_WHAT THIS TASK INVOLVES_:
Skip all pictures. Write out the data below from its first line through the line that contains "color: '#000', width: GRID_W".

_DATA SUPPLIED_:
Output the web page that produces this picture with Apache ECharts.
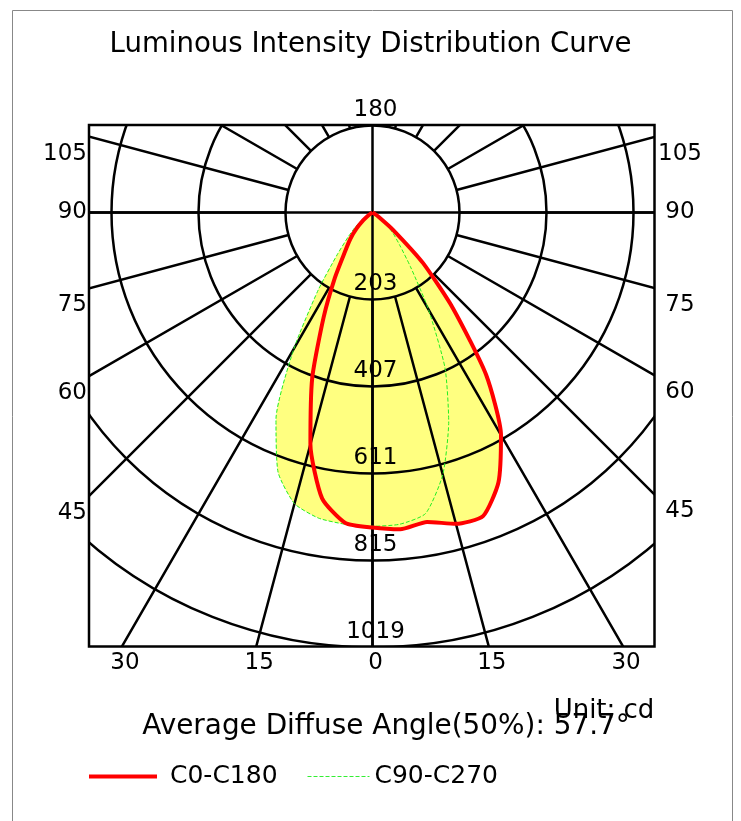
<!DOCTYPE html>
<html><head><meta charset="utf-8">
<script src="https://cdn.jsdelivr.net/npm/echarts@6/dist/echarts.min.js"></script>
<style>html,body{margin:0;padding:0;background:#fff}#c{width:741px;height:821px}</style>
</head><body><div id="c"></div>
<script>
// ---- data (intensity in cd, gamma angle in degrees from nadir) ----
const sampleAngles = [0, 5, 10, 15, 20, 25, 30, 35, 40, 45, 50, 55, 60, 65, 70, 75, 80, 85, 90];
const c0Values   = [738, 745, 736, 755, 757, 698, 602, 464, 294, 167, 62, 18, 5, 0, 0, 0, 0, 0, 0];
const c180Values = [738, 730, 680, 562, 413, 271, 176, 113, 81, 52, 28, 13, 5, 0, 0, 0, 0, 0, 0];
const c90Values  = [735, 733, 716, 636, 522, 402, 262, 155, 98, 67, 40, 20, 8, 0, 0, 0, 0, 0, 0];
const c270Values = [735, 733, 727, 706, 647, 535, 368, 222, 128, 80, 52, 30, 15, 5, 0, 0, 0, 0, 0];
const radiusMax = 1019;
const radiusStep = 203.8;
const radiusTickLabels = ['203', '407', '611', '815', '1019'];
const sideAngleLabels = [105, 90, 75, 60, 45];
const bottomAngleLabels = [30, 15, 0, 15, 30];
const bottomAngleSides = [-1, -1, 0, 1, 1];
const topAngleLabel = '180';
const titleText = 'Luminous Intensity Distribution Curve';
const diffuseText = 'Average Diffuse Angle(50%): 57.7°';
const unitText = 'Unit: cd';
const seriesNames = ['C0-C180', 'C90-C270'];

// ---- layout ----
const FONT = 'DejaVu Sans';
const CENTER = [372.5, 212.5];
const R_PX = 435;
const PLOT = { left: 89, top: 125, right: 654.5, bottom: 646.5 };
const GRID_W = 2.5;

function curve(rightVals, leftVals) {
  const pts = [];
  for (let i = sampleAngles.length - 1; i >= 0; i--) pts.push([rightVals[i], 360 - sampleAngles[i]]);
  for (let i = 1; i < sampleAngles.length; i++) pts.push([leftVals[i], sampleAngles[i]]);
  return pts;
}

const chart = echarts.init(document.getElementById('c'), null, { renderer: 'canvas' });

const hiddenAngle = { type: 'value', min: 0, max: 360, interval: 15, startAngle: 270, clockwise: true,
  axisLine: { show: false }, axisTick: { show: false }, axisLabel: { show: false } };
const gridLine = { show: true, lineStyle: { color: '#000', width: GRID_W } };

chart.setOption({
  animation: false,
  backgroundColor: '#fff',
  title: { text: titleText, left: 'center', top: 26, z: 20,
    textStyle: { fontFamily: FONT, fontSize: 27.6, fontWeight: 'normal', color: '#000' } },
  legend: [
    { data: [seriesNames[0]], left: 87, top: 764, padding: 0, itemWidth: 68, itemHeight: 14, z: 20,
      lineStyle: { width: 4, color: '#ff0000' }, itemStyle: { opacity: 0 },
      textStyle: { fontFamily: FONT, fontSize: 25, color: '#000', padding: [0, 0, 0, 8] } },
    { data: [seriesNames[1]], left: 307, top: 764, padding: 0, itemWidth: 62, itemHeight: 14, z: 20,
      lineStyle: { width: 1, color: '#33ee33', type: [4, 2] }, itemStyle: { opacity: 0 },
      textStyle: { fontFamily: FONT, fontSize: 25, color: '#000' } }
  ],
  polar: [
    { center: CENTER, radius: R_PX },
    { center: CENTER, radius: [R_PX * radiusStep / radiusMax, 620] },
    { center: CENTER, radius: 620 }
  ],
  angleAxis: [
    Object.assign({ polarIndex: 0, splitLine: { show: false }, z: 3 }, hiddenAngle),
    Object.assign({ polarIndex: 1, splitLine: gridLine, z: 3 }, hiddenAngle),
    Object.assign({}, hiddenAngle, { polarIndex: 2, interval: 90, splitLine: gridLine, z: 3 })
  ],
  radiusAxis: [
    { polarIndex: 0, type: 'value', min: 0, max: radiusMax, interval: radiusStep, z: 3,
      axisLine: { show: false }, axisTick: { show: false }, axisLabel: { show: false },
      splitLine: gridLine },
    { polarIndex: 1, type: 'value', min: 0, max: 1, show: false },
    { polarIndex: 2, type: 'value', min: 0, max: 1, show: false }
  ],
  series: [
    { type: 'line', name: 'fill-c90', coordinateSystem: 'polar', polarIndex: 0, data: curve(c90Values, c270Values),
      smooth: 0.2, symbol: 'none', silent: true, lineStyle: { width: 0 }, areaStyle: { color: '#ffff80', opacity: 1 }, z: 1 },
    { type: 'line', name: 'fill-c0', coordinateSystem: 'polar', polarIndex: 0, data: curve(c0Values, c180Values),
      smooth: 0.2, symbol: 'none', silent: true, lineStyle: { width: 0 }, areaStyle: { color: '#ffff80', opacity: 1 }, z: 1 },
    { type: 'line', name: seriesNames[1], coordinateSystem: 'polar', polarIndex: 0, data: curve(c90Values, c270Values),
      smooth: 0.2, symbol: 'none', showSymbol: false, itemStyle: { color: '#33ee33' },
      lineStyle: { color: '#22ee22', width: 1, type: [4, 2] }, z: 5 },
    { type: 'line', name: seriesNames[0], coordinateSystem: 'polar', polarIndex: 0, data: curve(c0Values, c180Values),
      smooth: 0.2, symbol: 'none', showSymbol: false, itemStyle: { color: '#ff0000' },
      lineStyle: { color: '#ff0000', width: 4 }, z: 6 }
  ]
});

function toPx(r, a) {
  try {
    const p = chart.convertToPixel({ polarIndex: 0 }, [r, a]);
    if (p && isFinite(p[0]) && isFinite(p[1])) return p;
  } catch (e) {}
  const th = (270 - a) * Math.PI / 180;
  return [CENTER[0] + R_PX * r / radiusMax * Math.cos(th), CENTER[1] - R_PX * r / radiusMax * Math.sin(th)];
}
function txt(text, x, y, size, align) {
  return { type: 'text', x: x, y: y, z: 12,
    style: { text: text, fontFamily: FONT, fontSize: size, fill: '#000', align: align || 'center', verticalAlign: 'middle' } };
}

const c = toPx(0, 0);
const g = [];
// masks outside the plot frame
g.push({ type: 'rect', z: 10, shape: { x: 0, y: 0, width: 741, height: PLOT.top }, style: { fill: '#fff' } });
g.push({ type: 'rect', z: 10, shape: { x: 0, y: PLOT.bottom, width: 741, height: 821 - PLOT.bottom }, style: { fill: '#fff' } });
g.push({ type: 'rect', z: 10, shape: { x: 0, y: 0, width: PLOT.left, height: 821 }, style: { fill: '#fff' } });
g.push({ type: 'rect', z: 10, shape: { x: PLOT.right, y: 0, width: 741 - PLOT.right, height: 821 }, style: { fill: '#fff' } });
g.push({ type: 'rect', z: 11, shape: { x: PLOT.left, y: PLOT.top, width: PLOT.right - PLOT.left, height: PLOT.bottom - PLOT.top },
  style: { fill: 'none', stroke: '#000', lineWidth: 2.5 } });
g.push({ type: 'rect', z: 11, shape: { x: 12.5, y: 10.5, width: 720, height: 840 }, style: { fill: 'none', stroke: '#888', lineWidth: 1 } });

// radius labels
radiusTickLabels.forEach(function (lab, i) {
  const p = toPx(radiusStep * (i + 1), 0);
  g.push(txt(lab, p[0] + 3, p[1] - 15, 23));
});
// side angle labels
sideAngleLabels.forEach(function (a) {
  const off = a === 90 ? 0 : 17;
  const pl = toPx(radiusMax, a);
  const tl = (PLOT.left - c[0]) / (pl[0] - c[0]);
  g.push(txt(String(a), 87, c[1] + tl * (pl[1] - c[1]) + off, 23, 'right'));
  const pr = toPx(radiusMax, 360 - a);
  const tr = (PLOT.right - c[0]) / (pr[0] - c[0]);
  g.push(txt(String(a), 680, c[1] + tr * (pr[1] - c[1]) + off, 23, 'center'));
});
// bottom angle labels
bottomAngleLabels.forEach(function (a, i) {
  const av = bottomAngleSides[i] > 0 ? 360 - a : a;
  const p = toPx(radiusMax, av);
  const t = (PLOT.bottom - c[1]) / (p[1] - c[1]);
  g.push(txt(String(a), c[0] + t * (p[0] - c[0]) + 3, 663, 23));
});
// top label
g.push(txt(topAngleLabel, c[0] + 3, 110, 23));
g.push(txt(diffuseText, 386, 727, 27.9));
g.push(txt(unitText, 604, 711, 26));

chart.setOption({ graphic: { elements: g } });
</script></body></html>
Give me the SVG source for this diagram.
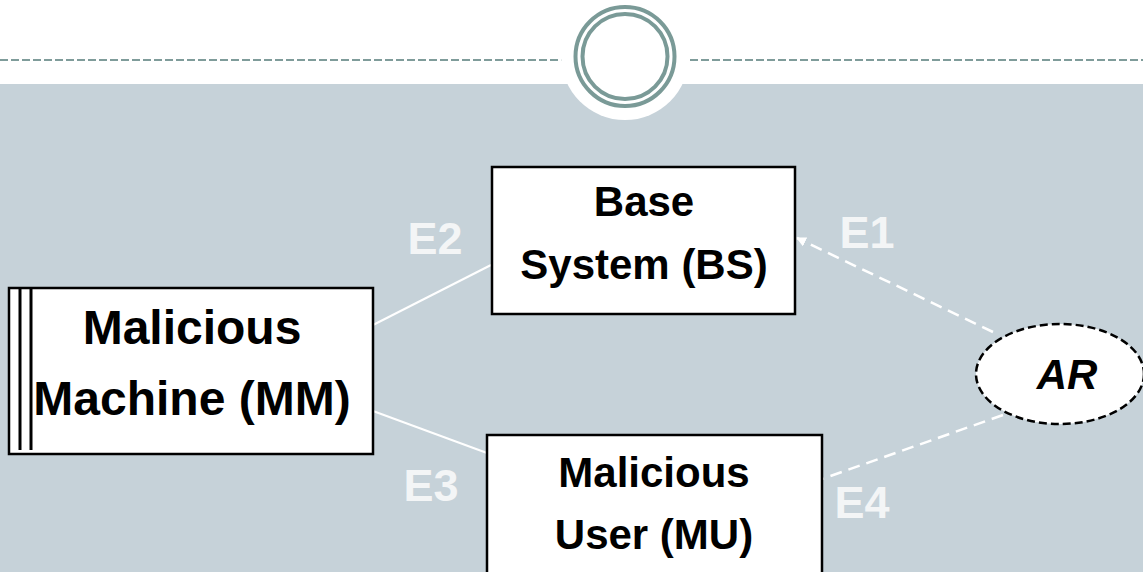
<svg xmlns="http://www.w3.org/2000/svg" width="1143" height="572" viewBox="0 0 1143 572">
<style>
.box{fill:#ffffff;stroke:#000000;stroke-width:2.5}
.t{font-family:"Liberation Sans",Arial,sans-serif;font-weight:bold;fill:#000000;text-anchor:middle}
.e{font-family:"Liberation Sans",Arial,sans-serif;font-weight:bold;fill:#f3f5f6;font-size:45px;text-anchor:middle}
.solid{stroke:#ffffff;stroke-width:2;fill:none}
.dash{stroke:#ffffff;stroke-width:2.5;fill:none;stroke-dasharray:12 7}
</style>
<defs>
<marker id="arr" viewBox="0 0 10 10" refX="9" refY="5" markerWidth="4" markerHeight="4" orient="auto">
<path d="M0,0 L10,5 L0,10 z" fill="#ffffff"/>
</marker>
</defs>
<g id="background">
<rect x="0" y="0" width="1143" height="572" fill="#ffffff"/>
<rect x="0" y="84" width="1143" height="488" fill="#c6d2d9"/>
<line x1="0" y1="60" x2="562" y2="60" stroke="#7f9c9a" stroke-width="2" stroke-dasharray="8 3"/>
<line x1="690" y1="60" x2="1143" y2="60" stroke="#7f9c9a" stroke-width="2" stroke-dasharray="8 3"/>
<circle cx="625" cy="56" r="64" fill="#ffffff"/>
<circle cx="625" cy="56.5" r="49.5" fill="none" stroke="#7a9a97" stroke-width="4"/>
<circle cx="625" cy="56.5" r="42.5" fill="none" stroke="#7a9a97" stroke-width="4"/>
</g>
<g id="connectors">
<line class="solid" x1="373" y1="325" x2="491" y2="265"/>
<line class="solid" x1="373" y1="411" x2="487" y2="453"/>
<line class="dash" x1="993" y1="332" x2="797" y2="238" marker-end="url(#arr)"/>
<line class="dash" x1="1003" y1="415" x2="822" y2="479"/>
<text class="e" x="435" y="254">E2</text>
<text class="e" x="867" y="248">E1</text>
<text class="e" x="431" y="501">E3</text>
<text class="e" x="862" y="518">E4</text>
</g>
<g id="node-mm">
<rect class="box" x="9" y="288" width="364" height="166"/>
<line x1="20" y1="287" x2="20" y2="450" stroke="#000" stroke-width="3"/>
<line x1="31" y1="287" x2="31" y2="450" stroke="#000" stroke-width="3"/>
<text class="t" x="192" y="344" font-size="48">Malicious</text>
<text class="t" x="192" y="415" font-size="48">Machine (MM)</text>
</g>
<g id="node-bs">
<rect class="box" x="492" y="167" width="303" height="147"/>
<text class="t" x="644" y="216" font-size="42">Base</text>
<text class="t" x="644" y="279" font-size="42">System (BS)</text>
</g>
<g id="node-mu">
<rect class="box" x="487" y="435" width="335" height="170"/>
<text class="t" x="654" y="487" font-size="42">Malicious</text>
<text class="t" x="654" y="549" font-size="42">User (MU)</text>
</g>
<g id="node-ar">
<ellipse cx="1060" cy="374" rx="84" ry="50" fill="#ffffff" stroke="#000" stroke-width="2.5" stroke-dasharray="8 4"/>
<text class="t" x="1067" y="389" font-size="42" font-style="italic">AR</text>
</g>
</svg>
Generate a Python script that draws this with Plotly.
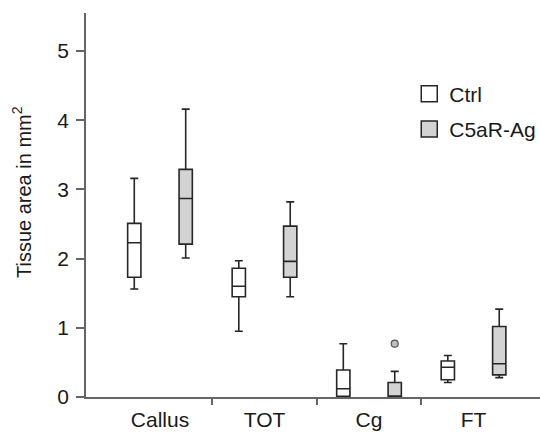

_TASK ANSWER_:
Output the web page that produces this picture with Apache ECharts.
<!DOCTYPE html>
<html><head><meta charset="utf-8">
<script src="https://cdn.jsdelivr.net/npm/echarts@6/dist/echarts.min.js"></script>
<style>html,body{margin:0;padding:0;background:#fff}#c{width:741px;height:821px}</style>
</head><body><div id="c"></div>
<script>
// ---- data (intensity in cd, gamma angle in degrees from nadir) ----
const sampleAngles = [0, 5, 10, 15, 20, 25, 30, 35, 40, 45, 50, 55, 60, 65, 70, 75, 80, 85, 90];
const c0Values   = [738, 745, 736, 755, 757, 698, 602, 464, 294, 167, 62, 18, 5, 0, 0, 0, 0, 0, 0];
const c180Values = [738, 730, 680, 562, 413, 271, 176, 113, 81, 52, 28, 13, 5, 0, 0, 0, 0, 0, 0];
const c90Values  = [735, 733, 716, 636, 522, 402, 262, 155, 98, 67, 40, 20, 8, 0, 0, 0, 0, 0, 0];
const c270Values = [735, 733, 727, 706, 647, 535, 368, 222, 128, 80, 52, 30, 15, 5, 0, 0, 0, 0, 0];
const radiusMax = 1019;
const radiusStep = 203.8;
const radiusTickLabels = ['203', '407', '611', '815', '1019'];
const sideAngleLabels = [105, 90, 75, 60, 45];
const bottomAngleLabels = [30, 15, 0, 15, 30];
const bottomAngleSides = [-1, -1, 0, 1, 1];
const topAngleLabel = '180';
const titleText = 'Luminous Intensity Distribution Curve';
const diffuseText = 'Average Diffuse Angle(50%): 57.7°';
const unitText = 'Unit: cd';
const seriesNames = ['C0-C180', 'C90-C270'];

// ---- layout ----
const FONT = 'DejaVu Sans';
const CENTER = [372.5, 212.5];
const R_PX = 435;
const PLOT = { left: 89, top: 125, right: 654.5, bottom: 646.5 };
const GRID_W = 2.5;

function curve(rightVals, leftVals) {
  const pts = [];
  for (let i = sampleAngles.length - 1; i >= 0; i--) pts.push([rightVals[i], 360 - sampleAngles[i]]);
  for (let i = 1; i < sampleAngles.length; i++) pts.push([leftVals[i], sampleAngles[i]]);
  return pts;
}

const chart = echarts.init(document.getElementById('c'), null, { renderer: 'canvas' });

const hiddenAngle = { type: 'value', min: 0, max: 360, interval: 15, startAngle: 270, clockwise: true,
  axisLine: { show: false }, axisTick: { show: false }, axisLabel: { show: false } };
const gridLine = { show: true, lineStyle: { color: '#000', width: GRID_W } };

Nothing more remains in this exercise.